> **What is asked**:
Take the lines from the head of the listing through the one bearing "Math.round(a.right - a.left)" and copy them exactly, leaving every picture out.

> **Given information**:
-- Begin --

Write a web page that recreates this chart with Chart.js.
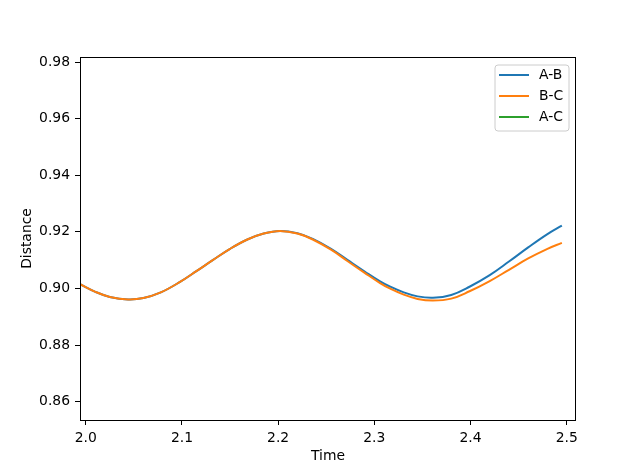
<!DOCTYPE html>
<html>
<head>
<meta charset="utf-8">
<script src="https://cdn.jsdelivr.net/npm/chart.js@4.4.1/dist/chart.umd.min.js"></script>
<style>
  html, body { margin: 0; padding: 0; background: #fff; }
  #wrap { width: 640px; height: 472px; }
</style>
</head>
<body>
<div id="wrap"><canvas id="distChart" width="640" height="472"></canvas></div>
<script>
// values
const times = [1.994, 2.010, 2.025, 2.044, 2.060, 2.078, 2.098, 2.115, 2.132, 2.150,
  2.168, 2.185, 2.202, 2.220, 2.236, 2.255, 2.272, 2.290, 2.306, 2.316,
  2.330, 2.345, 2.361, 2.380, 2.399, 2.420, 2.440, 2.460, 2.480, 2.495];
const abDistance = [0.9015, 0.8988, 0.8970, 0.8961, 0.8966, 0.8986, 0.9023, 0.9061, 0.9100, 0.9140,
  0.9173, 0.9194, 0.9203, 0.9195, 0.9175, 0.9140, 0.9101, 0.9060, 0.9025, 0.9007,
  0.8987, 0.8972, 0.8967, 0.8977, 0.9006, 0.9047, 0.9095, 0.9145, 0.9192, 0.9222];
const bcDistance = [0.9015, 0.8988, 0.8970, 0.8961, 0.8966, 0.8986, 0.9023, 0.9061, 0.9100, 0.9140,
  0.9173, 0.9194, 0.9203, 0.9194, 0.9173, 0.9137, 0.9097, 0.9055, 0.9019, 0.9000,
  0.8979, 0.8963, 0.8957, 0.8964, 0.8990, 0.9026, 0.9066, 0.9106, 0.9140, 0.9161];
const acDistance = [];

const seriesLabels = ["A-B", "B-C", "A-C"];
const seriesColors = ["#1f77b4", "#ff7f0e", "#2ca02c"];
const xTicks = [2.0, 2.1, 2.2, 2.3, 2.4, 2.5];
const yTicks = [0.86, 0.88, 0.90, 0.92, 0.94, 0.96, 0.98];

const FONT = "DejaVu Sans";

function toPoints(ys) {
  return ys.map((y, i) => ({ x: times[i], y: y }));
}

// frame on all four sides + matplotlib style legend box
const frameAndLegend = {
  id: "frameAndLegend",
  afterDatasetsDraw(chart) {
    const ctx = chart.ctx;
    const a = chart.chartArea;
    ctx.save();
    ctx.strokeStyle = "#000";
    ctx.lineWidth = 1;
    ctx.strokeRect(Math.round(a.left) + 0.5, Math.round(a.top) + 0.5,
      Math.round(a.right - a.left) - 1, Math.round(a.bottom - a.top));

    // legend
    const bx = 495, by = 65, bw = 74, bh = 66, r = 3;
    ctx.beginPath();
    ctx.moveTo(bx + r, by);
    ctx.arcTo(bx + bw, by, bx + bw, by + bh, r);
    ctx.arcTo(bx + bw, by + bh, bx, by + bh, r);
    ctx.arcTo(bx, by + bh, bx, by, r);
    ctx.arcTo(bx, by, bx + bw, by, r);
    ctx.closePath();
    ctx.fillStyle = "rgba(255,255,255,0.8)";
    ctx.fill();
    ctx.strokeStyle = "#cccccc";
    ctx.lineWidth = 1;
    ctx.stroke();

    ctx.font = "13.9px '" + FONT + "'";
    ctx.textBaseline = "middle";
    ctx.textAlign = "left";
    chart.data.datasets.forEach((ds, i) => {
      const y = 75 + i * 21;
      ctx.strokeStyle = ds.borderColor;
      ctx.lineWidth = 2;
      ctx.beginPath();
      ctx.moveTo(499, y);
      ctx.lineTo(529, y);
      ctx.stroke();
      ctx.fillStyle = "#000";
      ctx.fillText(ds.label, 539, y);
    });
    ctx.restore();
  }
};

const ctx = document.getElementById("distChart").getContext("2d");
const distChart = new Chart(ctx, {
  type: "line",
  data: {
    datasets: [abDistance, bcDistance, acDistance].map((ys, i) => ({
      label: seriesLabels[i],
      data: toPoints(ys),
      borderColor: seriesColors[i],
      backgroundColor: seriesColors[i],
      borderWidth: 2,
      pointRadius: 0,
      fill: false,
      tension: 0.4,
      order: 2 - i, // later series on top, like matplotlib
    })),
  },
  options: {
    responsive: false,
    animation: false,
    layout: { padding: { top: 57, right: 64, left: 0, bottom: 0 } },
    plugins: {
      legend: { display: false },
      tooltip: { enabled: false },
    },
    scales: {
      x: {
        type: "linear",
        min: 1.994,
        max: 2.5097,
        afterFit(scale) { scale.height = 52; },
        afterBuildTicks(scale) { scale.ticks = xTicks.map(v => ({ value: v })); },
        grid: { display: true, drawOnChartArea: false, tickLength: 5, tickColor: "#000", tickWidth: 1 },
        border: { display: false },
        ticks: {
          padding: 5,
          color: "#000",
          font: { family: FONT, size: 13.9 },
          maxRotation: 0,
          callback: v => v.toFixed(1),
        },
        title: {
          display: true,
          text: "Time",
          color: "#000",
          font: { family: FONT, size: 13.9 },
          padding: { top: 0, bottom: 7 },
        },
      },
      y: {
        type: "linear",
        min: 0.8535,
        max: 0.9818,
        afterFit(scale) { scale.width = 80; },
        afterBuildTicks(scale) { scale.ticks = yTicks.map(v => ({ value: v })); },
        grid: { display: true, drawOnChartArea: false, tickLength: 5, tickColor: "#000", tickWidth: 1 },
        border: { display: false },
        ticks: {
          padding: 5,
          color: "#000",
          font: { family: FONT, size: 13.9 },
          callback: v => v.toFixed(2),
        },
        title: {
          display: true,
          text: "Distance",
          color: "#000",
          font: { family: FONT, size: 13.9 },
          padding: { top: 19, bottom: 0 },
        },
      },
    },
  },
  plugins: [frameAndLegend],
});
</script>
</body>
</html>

-- End --

> **Exercise response**:
Write a web page that recreates this chart with Chart.js.
<!DOCTYPE html>
<html>
<head>
<meta charset="utf-8">
<script src="https://cdn.jsdelivr.net/npm/chart.js@4.4.1/dist/chart.umd.min.js"></script>
<style>
  html, body { margin: 0; padding: 0; background: #fff; }
  #wrap { width: 640px; height: 472px; }
</style>
</head>
<body>
<div id="wrap"><canvas id="distChart" width="640" height="472"></canvas></div>
<script>
// values
const times = [1.994, 2.010, 2.025, 2.044, 2.060, 2.078, 2.098, 2.115, 2.132, 2.150,
  2.168, 2.185, 2.202, 2.220, 2.236, 2.255, 2.272, 2.290, 2.306, 2.316,
  2.330, 2.345, 2.361, 2.380, 2.399, 2.420, 2.440, 2.460, 2.480, 2.495];
const abDistance = [0.9015, 0.8988, 0.8970, 0.8961, 0.8966, 0.8986, 0.9023, 0.9061, 0.9100, 0.9140,
  0.9173, 0.9194, 0.9203, 0.9195, 0.9175, 0.9140, 0.9101, 0.9060, 0.9025, 0.9007,
  0.8987, 0.8972, 0.8967, 0.8977, 0.9006, 0.9047, 0.9095, 0.9145, 0.9192, 0.9222];
const bcDistance = [0.9015, 0.8988, 0.8970, 0.8961, 0.8966, 0.8986, 0.9023, 0.9061, 0.9100, 0.9140,
  0.9173, 0.9194, 0.9203, 0.9194, 0.9173, 0.9137, 0.9097, 0.9055, 0.9019, 0.9000,
  0.8979, 0.8963, 0.8957, 0.8964, 0.8990, 0.9026, 0.9066, 0.9106, 0.9140, 0.9161];
const acDistance = [];

const seriesLabels = ["A-B", "B-C", "A-C"];
const seriesColors = ["#1f77b4", "#ff7f0e", "#2ca02c"];
const xTicks = [2.0, 2.1, 2.2, 2.3, 2.4, 2.5];
const yTicks = [0.86, 0.88, 0.90, 0.92, 0.94, 0.96, 0.98];

const FONT = "DejaVu Sans";

function toPoints(ys) {
  return ys.map((y, i) => ({ x: times[i], y: y }));
}

// frame on all four sides + matplotlib style legend box
const frameAndLegend = {
  id: "frameAndLegend",
  afterDatasetsDraw(chart) {
    const ctx = chart.ctx;
    const a = chart.chartArea;
    ctx.save();
    ctx.strokeStyle = "#000";
    ctx.lineWidth = 1;
    ctx.strokeRect(Math.round(a.left) + 0.5, Math.round(a.top) + 0.5,
      Math.round(a.right - a.left) - 1, Math.round(a.bottom - a.top));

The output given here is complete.